*** Dataset extract

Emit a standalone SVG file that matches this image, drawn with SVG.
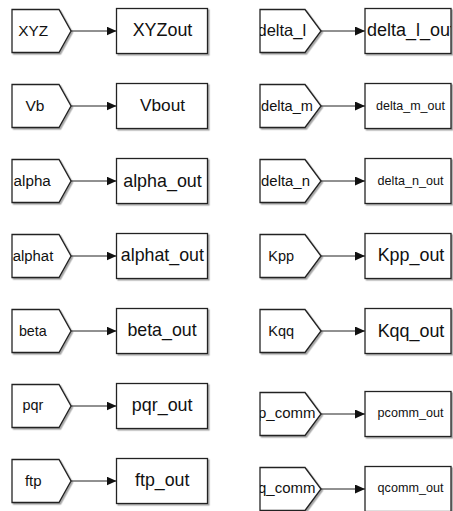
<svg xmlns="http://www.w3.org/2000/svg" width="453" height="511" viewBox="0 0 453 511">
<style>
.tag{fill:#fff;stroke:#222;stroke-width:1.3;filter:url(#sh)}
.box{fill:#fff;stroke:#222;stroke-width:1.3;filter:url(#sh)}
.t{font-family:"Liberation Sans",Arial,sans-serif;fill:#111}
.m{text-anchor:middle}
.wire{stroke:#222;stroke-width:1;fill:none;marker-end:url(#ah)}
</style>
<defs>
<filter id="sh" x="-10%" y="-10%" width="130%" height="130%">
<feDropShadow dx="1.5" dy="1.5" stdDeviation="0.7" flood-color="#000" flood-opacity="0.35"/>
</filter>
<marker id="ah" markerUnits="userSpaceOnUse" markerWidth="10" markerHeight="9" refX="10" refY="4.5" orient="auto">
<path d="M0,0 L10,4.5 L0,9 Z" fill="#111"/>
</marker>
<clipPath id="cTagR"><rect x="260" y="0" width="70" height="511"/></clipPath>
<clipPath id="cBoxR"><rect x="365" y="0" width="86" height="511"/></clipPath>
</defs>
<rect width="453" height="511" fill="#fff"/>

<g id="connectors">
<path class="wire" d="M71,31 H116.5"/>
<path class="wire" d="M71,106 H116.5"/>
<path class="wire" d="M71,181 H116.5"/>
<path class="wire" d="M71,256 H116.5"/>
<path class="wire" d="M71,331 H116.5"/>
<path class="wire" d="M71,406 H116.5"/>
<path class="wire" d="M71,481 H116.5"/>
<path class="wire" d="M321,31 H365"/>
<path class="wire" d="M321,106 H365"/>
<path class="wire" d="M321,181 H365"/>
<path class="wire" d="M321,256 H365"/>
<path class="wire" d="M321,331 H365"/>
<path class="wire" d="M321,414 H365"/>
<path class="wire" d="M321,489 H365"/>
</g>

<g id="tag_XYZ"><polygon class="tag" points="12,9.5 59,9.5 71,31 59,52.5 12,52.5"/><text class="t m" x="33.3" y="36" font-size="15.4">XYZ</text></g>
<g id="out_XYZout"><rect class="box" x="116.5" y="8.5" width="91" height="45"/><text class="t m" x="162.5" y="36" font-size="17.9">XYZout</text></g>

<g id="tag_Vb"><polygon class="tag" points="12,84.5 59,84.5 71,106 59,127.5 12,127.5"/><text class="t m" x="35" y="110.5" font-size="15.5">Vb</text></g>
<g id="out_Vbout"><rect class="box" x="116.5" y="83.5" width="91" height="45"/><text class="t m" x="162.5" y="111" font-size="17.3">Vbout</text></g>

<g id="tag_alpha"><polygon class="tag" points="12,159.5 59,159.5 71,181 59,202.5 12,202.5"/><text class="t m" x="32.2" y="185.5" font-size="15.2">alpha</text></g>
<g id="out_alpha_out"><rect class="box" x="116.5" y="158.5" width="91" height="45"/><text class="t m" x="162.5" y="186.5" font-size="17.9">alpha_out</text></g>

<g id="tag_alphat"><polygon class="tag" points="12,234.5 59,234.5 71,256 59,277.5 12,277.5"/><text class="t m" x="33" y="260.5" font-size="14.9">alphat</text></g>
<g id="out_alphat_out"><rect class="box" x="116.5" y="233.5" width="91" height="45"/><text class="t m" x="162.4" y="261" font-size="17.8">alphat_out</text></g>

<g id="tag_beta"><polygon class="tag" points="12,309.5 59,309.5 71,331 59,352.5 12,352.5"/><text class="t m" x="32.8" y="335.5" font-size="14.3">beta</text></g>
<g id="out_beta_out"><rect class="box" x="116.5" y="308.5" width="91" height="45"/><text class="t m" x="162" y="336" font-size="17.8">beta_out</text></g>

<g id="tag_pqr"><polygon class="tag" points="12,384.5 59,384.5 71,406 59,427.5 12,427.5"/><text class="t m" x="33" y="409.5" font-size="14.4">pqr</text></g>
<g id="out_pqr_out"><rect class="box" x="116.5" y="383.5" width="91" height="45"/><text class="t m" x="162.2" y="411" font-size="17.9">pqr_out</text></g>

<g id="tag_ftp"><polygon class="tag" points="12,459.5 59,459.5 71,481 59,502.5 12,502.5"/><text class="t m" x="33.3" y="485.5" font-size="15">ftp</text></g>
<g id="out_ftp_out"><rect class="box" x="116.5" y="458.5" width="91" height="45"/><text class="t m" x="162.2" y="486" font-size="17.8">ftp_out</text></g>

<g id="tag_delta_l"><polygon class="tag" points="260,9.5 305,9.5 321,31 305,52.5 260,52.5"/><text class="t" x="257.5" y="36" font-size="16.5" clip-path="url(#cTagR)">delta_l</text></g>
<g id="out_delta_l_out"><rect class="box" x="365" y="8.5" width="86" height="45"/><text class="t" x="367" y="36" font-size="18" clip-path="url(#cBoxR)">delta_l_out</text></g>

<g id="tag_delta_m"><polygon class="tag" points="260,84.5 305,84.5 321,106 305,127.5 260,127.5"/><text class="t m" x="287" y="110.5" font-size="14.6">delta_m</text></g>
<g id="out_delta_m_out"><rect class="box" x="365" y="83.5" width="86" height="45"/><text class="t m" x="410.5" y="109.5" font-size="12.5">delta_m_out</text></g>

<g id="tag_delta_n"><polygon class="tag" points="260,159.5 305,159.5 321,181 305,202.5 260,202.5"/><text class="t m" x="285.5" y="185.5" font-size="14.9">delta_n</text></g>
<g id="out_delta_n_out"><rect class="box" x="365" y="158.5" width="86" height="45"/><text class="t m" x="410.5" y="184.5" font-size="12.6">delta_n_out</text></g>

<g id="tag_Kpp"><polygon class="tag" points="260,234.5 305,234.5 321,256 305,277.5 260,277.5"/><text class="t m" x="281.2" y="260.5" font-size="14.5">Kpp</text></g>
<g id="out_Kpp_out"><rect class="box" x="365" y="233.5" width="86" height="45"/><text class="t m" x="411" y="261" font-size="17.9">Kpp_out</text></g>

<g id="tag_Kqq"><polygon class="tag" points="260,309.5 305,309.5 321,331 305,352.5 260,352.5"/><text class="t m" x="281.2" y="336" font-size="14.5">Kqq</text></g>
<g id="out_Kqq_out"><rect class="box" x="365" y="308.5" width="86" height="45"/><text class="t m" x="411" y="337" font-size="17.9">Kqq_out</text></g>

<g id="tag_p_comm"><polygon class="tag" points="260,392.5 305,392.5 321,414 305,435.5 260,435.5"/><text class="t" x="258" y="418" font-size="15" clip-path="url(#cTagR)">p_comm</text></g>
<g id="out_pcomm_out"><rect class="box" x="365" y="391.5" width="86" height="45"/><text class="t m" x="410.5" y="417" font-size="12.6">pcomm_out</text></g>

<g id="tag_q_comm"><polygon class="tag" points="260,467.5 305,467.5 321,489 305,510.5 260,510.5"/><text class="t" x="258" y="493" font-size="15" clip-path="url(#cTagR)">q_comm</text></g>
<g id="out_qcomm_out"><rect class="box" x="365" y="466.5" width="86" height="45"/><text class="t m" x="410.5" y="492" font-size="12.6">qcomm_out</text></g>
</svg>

******

Return the material exactly as given, apart from the pictures.

Emit a standalone SVG file that matches this image, drawn with SVG.
<svg xmlns="http://www.w3.org/2000/svg" width="453" height="511" viewBox="0 0 453 511">
<style>
.tag{fill:#fff;stroke:#222;stroke-width:1.3;filter:url(#sh)}
.box{fill:#fff;stroke:#222;stroke-width:1.3;filter:url(#sh)}
.t{font-family:"Liberation Sans",Arial,sans-serif;fill:#111}
.m{text-anchor:middle}
.wire{stroke:#222;stroke-width:1;fill:none;marker-end:url(#ah)}
</style>
<defs>
<filter id="sh" x="-10%" y="-10%" width="130%" height="130%">
<feDropShadow dx="1.5" dy="1.5" stdDeviation="0.7" flood-color="#000" flood-opacity="0.35"/>
</filter>
<marker id="ah" markerUnits="userSpaceOnUse" markerWidth="10" markerHeight="9" refX="10" refY="4.5" orient="auto">
<path d="M0,0 L10,4.5 L0,9 Z" fill="#111"/>
</marker>
<clipPath id="cTagR"><rect x="260" y="0" width="70" height="511"/></clipPath>
<clipPath id="cBoxR"><rect x="365" y="0" width="86" height="511"/></clipPath>
</defs>
<rect width="453" height="511" fill="#fff"/>

<g id="connectors">
<path class="wire" d="M71,31 H116.5"/>
<path class="wire" d="M71,106 H116.5"/>
<path class="wire" d="M71,181 H116.5"/>
<path class="wire" d="M71,256 H116.5"/>
<path class="wire" d="M71,331 H116.5"/>
<path class="wire" d="M71,406 H116.5"/>
<path class="wire" d="M71,481 H116.5"/>
<path class="wire" d="M321,31 H365"/>
<path class="wire" d="M321,106 H365"/>
<path class="wire" d="M321,181 H365"/>
<path class="wire" d="M321,256 H365"/>
<path class="wire" d="M321,331 H365"/>
<path class="wire" d="M321,414 H365"/>
<path class="wire" d="M321,489 H365"/>
</g>

<g id="tag_XYZ"><polygon class="tag" points="12,9.5 59,9.5 71,31 59,52.5 12,52.5"/><text class="t m" x="33.3" y="36" font-size="15.4">XYZ</text></g>
<g id="out_XYZout"><rect class="box" x="116.5" y="8.5" width="91" height="45"/><text class="t m" x="162.5" y="36" font-size="17.9">XYZout</text></g>

<g id="tag_Vb"><polygon class="tag" points="12,84.5 59,84.5 71,106 59,127.5 12,127.5"/><text class="t m" x="35" y="110.5" font-size="15.5">Vb</text></g>
<g id="out_Vbout"><rect class="box" x="116.5" y="83.5" width="91" height="45"/><text class="t m" x="162.5" y="111" font-size="17.3">Vbout</text></g>

<g id="tag_alpha"><polygon class="tag" points="12,159.5 59,159.5 71,181 59,202.5 12,202.5"/><text class="t m" x="32.2" y="185.5" font-size="15.2">alpha</text></g>
<g id="out_alpha_out"><rect class="box" x="116.5" y="158.5" width="91" height="45"/><text class="t m" x="162.5" y="186.5" font-size="17.9">alpha_out</text></g>

<g id="tag_alphat"><polygon class="tag" points="12,234.5 59,234.5 71,256 59,277.5 12,277.5"/><text class="t m" x="33" y="260.5" font-size="14.9">alphat</text></g>
<g id="out_alphat_out"><rect class="box" x="116.5" y="233.5" width="91" height="45"/><text class="t m" x="162.4" y="261" font-size="17.8">alphat_out</text></g>

<g id="tag_beta"><polygon class="tag" points="12,309.5 59,309.5 71,331 59,352.5 12,352.5"/><text class="t m" x="32.8" y="335.5" font-size="14.3">beta</text></g>
<g id="out_beta_out"><rect class="box" x="116.5" y="308.5" width="91" height="45"/><text class="t m" x="162" y="336" font-size="17.8">beta_out</text></g>

<g id="tag_pqr"><polygon class="tag" points="12,384.5 59,384.5 71,406 59,427.5 12,427.5"/><text class="t m" x="33" y="409.5" font-size="14.4">pqr</text></g>
<g id="out_pqr_out"><rect class="box" x="116.5" y="383.5" width="91" height="45"/><text class="t m" x="162.2" y="411" font-size="17.9">pqr_out</text></g>

<g id="tag_ftp"><polygon class="tag" points="12,459.5 59,459.5 71,481 59,502.5 12,502.5"/><text class="t m" x="33.3" y="485.5" font-size="15">ftp</text></g>
<g id="out_ftp_out"><rect class="box" x="116.5" y="458.5" width="91" height="45"/><text class="t m" x="162.2" y="486" font-size="17.8">ftp_out</text></g>

<g id="tag_delta_l"><polygon class="tag" points="260,9.5 305,9.5 321,31 305,52.5 260,52.5"/><text class="t" x="257.5" y="36" font-size="16.5" clip-path="url(#cTagR)">delta_l</text></g>
<g id="out_delta_l_out"><rect class="box" x="365" y="8.5" width="86" height="45"/><text class="t" x="367" y="36" font-size="18" clip-path="url(#cBoxR)">delta_l_out</text></g>

<g id="tag_delta_m"><polygon class="tag" points="260,84.5 305,84.5 321,106 305,127.5 260,127.5"/><text class="t m" x="287" y="110.5" font-size="14.6">delta_m</text></g>
<g id="out_delta_m_out"><rect class="box" x="365" y="83.5" width="86" height="45"/><text class="t m" x="410.5" y="109.5" font-size="12.5">delta_m_out</text></g>

<g id="tag_delta_n"><polygon class="tag" points="260,159.5 305,159.5 321,181 305,202.5 260,202.5"/><text class="t m" x="285.5" y="185.5" font-size="14.9">delta_n</text></g>
<g id="out_delta_n_out"><rect class="box" x="365" y="158.5" width="86" height="45"/><text class="t m" x="410.5" y="184.5" font-size="12.6">delta_n_out</text></g>

<g id="tag_Kpp"><polygon class="tag" points="260,234.5 305,234.5 321,256 305,277.5 260,277.5"/><text class="t m" x="281.2" y="260.5" font-size="14.5">Kpp</text></g>
<g id="out_Kpp_out"><rect class="box" x="365" y="233.5" width="86" height="45"/><text class="t m" x="411" y="261" font-size="17.9">Kpp_out</text></g>

<g id="tag_Kqq"><polygon class="tag" points="260,309.5 305,309.5 321,331 305,352.5 260,352.5"/><text class="t m" x="281.2" y="336" font-size="14.5">Kqq</text></g>
<g id="out_Kqq_out"><rect class="box" x="365" y="308.5" width="86" height="45"/><text class="t m" x="411" y="337" font-size="17.9">Kqq_out</text></g>

<g id="tag_p_comm"><polygon class="tag" points="260,392.5 305,392.5 321,414 305,435.5 260,435.5"/><text class="t" x="258" y="418" font-size="15" clip-path="url(#cTagR)">p_comm</text></g>
<g id="out_pcomm_out"><rect class="box" x="365" y="391.5" width="86" height="45"/><text class="t m" x="410.5" y="417" font-size="12.6">pcomm_out</text></g>

<g id="tag_q_comm"><polygon class="tag" points="260,467.5 305,467.5 321,489 305,510.5 260,510.5"/><text class="t" x="258" y="493" font-size="15" clip-path="url(#cTagR)">q_comm</text></g>
<g id="out_qcomm_out"><rect class="box" x="365" y="466.5" width="86" height="45"/><text class="t m" x="410.5" y="492" font-size="12.6">qcomm_out</text></g>
</svg>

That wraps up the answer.